Columbia Boone County Health Department hosts forum on coronavirus vaccine for Black community
COLUMBIA, Mo. (KMIZ)
Columbia and Boone County residents had the opportunity to attend a forum online to discuss the Coronavirus vaccine. The Columbia/Boone County Health Department hosted a forum Wednesday night to allow the local Black community to ask questions and discuss barriers.
Studies show that fewer Black residents plan on getting the vaccine when it becomes available to them.
The Missouri Department of Health and Senior Services sent the health department numbers from Feb. 19 about the number of people who have received the vaccine, both first and second doses, in Boone County.
According to the data, only 4.29% of Boone County residents who received the vaccine identified as Black or African American, while 70.26% identified as white.
According to the U.S. Census, 77.1% of Columbia's population is white while 10.9% is Black.
Mary Ratliff, president of the Columbia NAACP, said the chapter wanted to be sure the local Black community was being fairly educated on how they could get the vaccine.

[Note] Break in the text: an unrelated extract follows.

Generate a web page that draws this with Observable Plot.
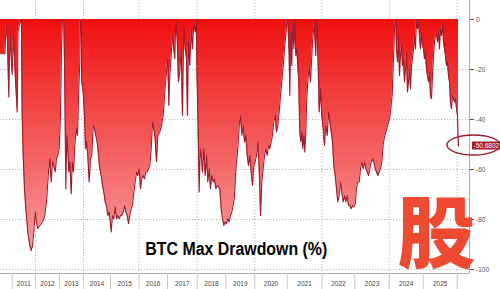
<!DOCTYPE html>
<html><head><meta charset="utf-8">
<script src="https://cdn.jsdelivr.net/npm/d3@7"></script>
<script src="https://cdn.jsdelivr.net/npm/@observablehq/plot@0.6"></script>
<style>html,body{margin:0;padding:0;background:#fff;} #chart{width:500px;height:289px;overflow:hidden;}</style>
</head><body><div id="chart"></div>
<script>
// decimal-year dates and BTC drawdown from running maximum (%)
const t = [
2010.5,2010.692,2010.735,2010.799,2010.855,2010.906,2011.0,2011.056,2011.142,2011.215,2011.249,2011.313,2011.378,2011.395,2011.429,2011.472,2011.528,2011.584,2011.670,2011.755,2011.815,2011.871,2011.927,2011.987,
2012.042,2012.096,2012.179,2012.292,2012.375,2012.458,2012.542,2012.596,2012.654,2012.708,2012.763,2012.821,2012.875,2012.929,2012.988,
2013.042,2013.083,2013.125,2013.179,2013.221,2013.263,2013.304,2013.346,2013.388,2013.429,2013.488,2013.529,2013.583,2013.638,2013.696,2013.75,2013.804,2013.846,2013.863,2013.904,2013.929,2013.988,
2014.037,2014.074,2014.111,2014.159,2014.211,2014.259,2014.307,2014.359,2014.407,2014.456,2014.507,2014.556,2014.604,2014.656,2014.704,2014.752,2014.804,2014.852,2014.9,2014.952,2015.0,
2015.025,2015.070,2015.116,2015.165,2015.211,2015.256,2015.305,2015.351,2015.396,2015.446,2015.491,2015.537,2015.586,2015.632,2015.677,2015.726,2015.772,2015.818,2015.867,2015.912,2015.958,
2016.007,2016.053,2016.098,2016.147,2016.193,2016.239,2016.288,2016.333,2016.379,2016.428,2016.474,2016.519,2016.568,2016.614,2016.660,2016.730,2016.789,2016.849,2016.905,2016.965,
2017.010,2017.044,2017.077,2017.125,2017.168,2017.212,2017.246,2017.279,2017.327,2017.370,2017.414,2017.461,2017.505,2017.549,2017.596,2017.640,2017.673,2017.707,2017.751,2017.798,2017.842,2017.886,2017.933,2017.966,
2018.000,2018.035,2018.070,2018.105,2018.140,2018.185,2018.231,2018.280,2018.325,2018.371,2018.420,2018.465,2018.510,2018.559,2018.605,2018.650,2018.699,2018.745,2018.790,2018.839,2018.885,2018.930,2018.979,
2019.024,2019.069,2019.117,2019.162,2019.207,2019.255,2019.300,2019.345,2019.414,2019.472,2019.507,2019.552,2019.600,2019.645,2019.690,2019.738,2019.783,2019.828,2019.876,2019.921,2019.966,
2020.012,2020.052,2020.093,2020.136,2020.176,2020.216,2020.259,2020.299,2020.340,2020.383,2020.423,2020.463,2020.506,2020.546,2020.586,2020.630,2020.670,2020.710,2020.753,2020.793,2020.833,2020.877,2020.917,2020.957,2020.988,
2021.017,2021.057,2021.075,2021.103,2021.132,2021.161,2021.190,2021.218,2021.247,2021.276,2021.305,2021.333,2021.362,2021.391,2021.420,2021.448,2021.477,2021.506,2021.534,2021.563,2021.592,2021.632,2021.670,2021.707,2021.727,2021.776,2021.822,2021.851,2021.879,2021.920,2021.957,2021.994,
2022.037,2022.076,2022.116,2022.159,2022.198,2022.238,2022.280,2022.320,2022.360,2022.402,2022.442,2022.482,2022.524,2022.564,2022.604,2022.646,2022.686,2022.726,2022.768,2022.808,2022.848,2022.890,2022.930,2022.970,
2023.012,2023.049,2023.087,2023.128,2023.165,2023.203,2023.243,2023.281,2023.319,2023.359,2023.397,2023.435,2023.475,2023.513,2023.551,2023.591,2023.629,2023.667,2023.707,2023.745,2023.783,2023.823,2023.861,2023.899,2023.939,2023.977,
2024.015,2024.035,2024.086,2024.133,2024.162,2024.192,2024.212,2024.242,2024.271,2024.301,2024.330,2024.360,2024.389,2024.419,2024.448,2024.478,2024.507,2024.537,2024.566,2024.596,2024.625,2024.655,2024.684,2024.714,2024.743,2024.773,2024.802,2024.832,2024.861,2024.891,2024.920,2024.950,2024.979,
2025.009,2025.038,2025.068,2025.097,2025.126,2025.156,2025.185,2025.215,2025.244,2025.274,2025.303,2025.332,2025.362,2025.391,2025.421,2025.450,2025.479,2025.509,2025.538,2025.568,2025.597,2025.626,2025.656,2025.685,2025.715,2025.744,2025.774,2025.803,2025.832,2025.862,2025.891,2025.921,2025.950,2025.979,2026.009,2026.038
];
const dd = [
-13.7,-13.7,-2,-8,-31,-5,-22,-6,-24,-37,-5,-2,0,0,-38.4,-54.4,-67.7,-75.7,-85,-90.4,-92.4,-90.4,-85,-77,
-81,-83.7,-82.4,-81,-79,-73,-61,-55.7,-65,-57,-58.4,-61,-55.7,-54.4,-51.7,
-38.4,-11.7,0,0,-25,-67.7,-46.4,-51.7,-61,-57,-69.7,-57,-61,-50.4,-43.7,-46.4,-27.7,-17,-1,0,-25,-29,
-38.4,-51.7,-49,-54.4,-65,-55.7,-54.4,-42.4,-43.7,-46.4,-49,-54.4,-59.7,-62.4,-66.4,-69,-73,-74.4,-78.4,-77,-81.7,
-85,-78.4,-79.7,-75,-79.7,-78.4,-79.7,-78.4,-78.4,-77,-74.4,-77,-78.4,-81.7,-78.4,-75.7,-74.4,-69,-65,-61,-62.4,
-59.7,-67.7,-63.7,-62.4,-63.7,-61,-61,-59.7,-58.4,-51.7,-41,-43.7,-47.7,-57,-46.4,-45,-42.4,-38.4,-29,-21,
-15.7,-34.4,-22.4,-14.4,-6.4,-11.7,-15.7,0,-7.7,-25,-21,-11.7,-38.4,-2.4,-11.7,-15.7,-38.4,-9,-18.4,-3.7,-11.7,-1,-5,0,
-25,-45,-69,-51.7,-54.4,-61,-51.7,-62.4,-54.4,-65,-59.7,-67.7,-62.4,-65,-63.7,-67.7,-66.4,-67,-67.7,-75.7,-79.7,-82.4,-81,
-81.7,-79.7,-81,-78.4,-77,-74.4,-71,-60,-51.7,-41,-38.4,-46.4,-42.4,-49,-46.4,-54.4,-58.4,-54.4,-61,-66.4,-58.4,
-57,-54.4,-49,-59.7,-78.4,-65,-59.7,-54.4,-51.7,-54.4,-50.4,-51.7,-49,-46.4,-41,-38.4,-45,-42.4,-37,-30.4,-25,-18.4,-11.7,-6.4,-1,
0,-14.4,-30.4,-5,-18.4,-1,-11.7,0,-14.4,-11.7,-18.4,-25,-45,-49,-45,-51.7,-46.4,-53,-45,-31.7,-25,-18.4,-25,-14.4,-9.4,-1,-14.4,0,-11.7,-37,-27.7,-38.4,
-43.7,-50.4,-42.4,-46.4,-37,-41,-45,-49,-58.4,-62.4,-67.7,-73,-70.4,-65,-69,-73,-70.4,-73,-70.4,-74.4,-74.4,-75.7,-74.4,-75,
-73.7,-67.7,-65,-65,-59.7,-57,-59.7,-57,-59.7,-61,-62.4,-59.7,-57,-55.7,-57,-59.7,-61,-62.4,-61,-59.7,-57,-50,-47,-45,-43,-41,
-39,-37,-30,-12,-1,0,-11.7,-17,-6.4,-22.4,-14.4,-10.4,-18.4,-15.7,-25,-19.7,-13,-29,-25,-19.7,-27.7,-18.4,-15.7,-11.7,-6.4,-11.7,0,-3.7,0,-6.4,-11.7,-5,-10.4,
-11.7,-15.7,-13,-19.7,-22.4,-25,-21,-30.4,-31.7,-22.4,-14.4,-9,-6.4,-5,-9,-3.7,-11.7,-3.7,-6.4,-1,-9,-11.7,-14.4,-18.4,-17,-22.4,-25,-33,-35.7,-30.4,-31.7,-33,-31.7,-35.7,-38.4,-50.6802
];
const yearLabels = [2011,2012,2013,2014,2015,2016,2017,2018,2019,2020,2021,2022,2023,2024,2025];
const yearBounds = [2011,2012,2013,2014,2015,2016,2017,2018,2019,2020,2021,2022,2023,2024,2025,2026];
const gridYears = [2012,2014,2016,2018,2020,2022,2024,2026];
const yTicks = [0,-20,-40,-60,-80,-100];
const lastValue = -50.6802;
const title = "BTC Max Drawdown (%)";
const watermark = "股";

const data = t.map((d, i) => ({t: d, v: dd[i]}));
const xDomain = [2010.5, ...yearBounds, 2026.36];
const yDomain = [-101.6, 7.6];

const gradientDefs = (index, scales) => {
  const defs = d3.create("svg:defs");
  const lg = defs.append("linearGradient").attr("id", "ddGrad")
    .attr("gradientUnits", "userSpaceOnUse")
    .attr("x1", 0).attr("x2", 0)
    .attr("y1", scales.y(0)).attr("y2", scales.y(-100));
  lg.append("stop").attr("offset", 0).attr("stop-color", "#ef0f0f");
  lg.append("stop").attr("offset", 1).attr("stop-color", "#f8a8a8");
  return defs.node();
};

const endLabel = (index, scales, values, dims) => {
  const g = d3.create("svg:g");
  const xr = dims.width - dims.marginRight;
  const yv = scales.y(lastValue);
  g.append("ellipse").attr("cx", xr + 4.5).attr("cy", yv - 0.7).attr("rx", 26.5).attr("ry", 10)
    .attr("fill", "none").attr("stroke", "#9b1b2b").attr("stroke-width", 1.4);
  g.append("rect").attr("x", xr + 3).attr("y", yv - 4.2).attr("width", 29).attr("height", 8)
    .attr("fill", "#a8192d");
  g.append("text").attr("x", xr + 4.5).attr("y", yv).attr("dy", "0.35em")
    .attr("text-anchor", "start")
    .attr("font-size", 6.5).attr("fill", "#fff").text(lastValue.toFixed(4));
  return g.node();
};

const chart = Plot.plot({
  width: 500, height: 289,
  marginLeft: 0, marginRight: 31, marginTop: 0, marginBottom: 16,
  style: {background: "#fff", fontFamily: "'Liberation Sans', Arial, sans-serif"},
  x: {type: "linear", domain: xDomain, label: null,
      range: [0, 11.7, 35, 59, 83, 110, 138.5, 167, 196.7, 225.3, 254.3, 286.7, 321.5, 354.3, 388.8, 422.7, 456.7, 469]},
  y: {type: "linear", domain: yDomain, label: null},
  marks: [
    Plot.ruleY(yTicks.filter(d => d < 0), {x1: xDomain[0], x2: xDomain[xDomain.length - 1], stroke: "#b8b8b8", strokeDasharray: "1.2,1.8"}),
    Plot.ruleX(gridYears, {y1: yDomain[1], y2: yDomain[0], stroke: "#b8b8b8", strokeDasharray: "1.2,1.8"}),
    gradientDefs,
    Plot.areaY(data, {x: "t", y: "v", fill: "url(#ddGrad)"}),
    Plot.lineY(data, {x: "t", y: "v", stroke: "#9e1a2c", strokeWidth: 1.1}),
    Plot.ruleY([yDomain[0]], {stroke: "#b0b0b0"}),
    Plot.ruleX([xDomain[xDomain.length - 1]], {stroke: "#a8a8a8"}),
    Plot.axisY({anchor: "right", label: null, ticks: yTicks, tickSize: 4, tickPadding: 2.5, fontSize: 6.5, tickFormat: d => String(d), color: "#555"}),
    Plot.axisX({anchor: "bottom", label: null, ticks: yearBounds, tickSize: 16, tickFormat: () => "", stroke: "#c8c8c8"}),
    Plot.text(yearLabels, {x: d => d + 0.5, text: d => String(d), frameAnchor: "bottom", dy: 12.5, fontSize: 6.5, fill: "#444"}),
    Plot.text([title], {text: d => d, frameAnchor: "bottom", dx: 1.3, dy: -19, fontSize: 17.5, fontWeight: "bold", fill: "#000"}),
    endLabel,
    Plot.text([watermark], {text: d => d, frameAnchor: "bottom-right", dx: -33, dy: -12, textAnchor: "middle",
      fontSize: 78, fontWeight: 900, fill: "#ee4a32", fontFamily: "'Noto Sans CJK SC', sans-serif"})
  ]
});

d3.select(chart).selectAll("text").filter(function() { return this.textContent === title; })
  .attr("textLength", 182).attr("lengthAdjust", "spacingAndGlyphs");
document.getElementById("chart").appendChild(chart);
</script>
</body></html>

"So we actually talked to the health department about it and with the city manager and all those individuals and shared with them the importance of making sure that African American folks were included," she said.
Ratliff said some people were contacting the NAACP asking about how they could get the vaccine and how to register. She said a large number of people came together to figure out a way to make sure more people were getting information about the vaccine.
Distrust in the medical field is one reason communities of color are more hesitant to receive things like the Coronavirus vaccine. Instances like the Tuskegee Study where Black men were left untreated for syphilis have added to distrust.
"There's been other places that they've felt like sometimes that we've been guinea pigs, and they didn't want to, and that's why when the vaccine came out they were going, 'No! We're not going to get it at first,'" Ratliff said.
She said she did not want people to wait to see if a new vaccine, like the one from Johnson & Johnson, would be more effective.
"I didn't want them to wait. Plus, waiting means people dying," she said.
Ratliff herself has already gotten the vaccine. She said she wanted to serve as an example that the vaccine was safe for people to get.
"I wanted to be able to say that I took it and it didn't hurt me and I've got some other people, prominent community people, that have taken it," she said.
The forum panel discussed things like distrust and the reality of working in the medical field during the pandemic.
"I can't tell you how many patients I have pronounced with family members on Zoom," Steveny Reddie with Boone Hospital Center said. "When COVID first came around in the ICU many of the patients that I saw were African-Americans. They were all African-Americans and that really hit home for me."
Reddie told people not to wait to get the vaccine if they did not have to.
Questions during the forum ranged from side effects of getting the vaccine, to asking if it is better to only get one shot in the series than no shot at all.
Local health care providers like Dr. Christelle Ilboudo from MU Health Care provided answers. At one point she addressed concerns about how quickly the vaccine was developed.
"You have to keep in mind that even though this vaccine was made quickly, the science behind it has been there since, for 10 plus years. I mean, way back when they had the very first SARS virus, way back when they had the SARS pandemic in the Middle East and then they had the MERS, people were already working on this vaccine, so it's not that it just turned out of the blue," she said.
The panelists also had the opportunity to say whether they had received the vaccine or not after being asked and whether they had any hesitations. They were split on getting the vaccine, either because they could not yet or other reasons such as breastfeeding, and on whether or not they had hesitations.
At the end of the forum, participants had the chance to take part in a survey. Of those who answered, 83% said they would get the vaccine, 7% said they would not, and 10% said they were not sure.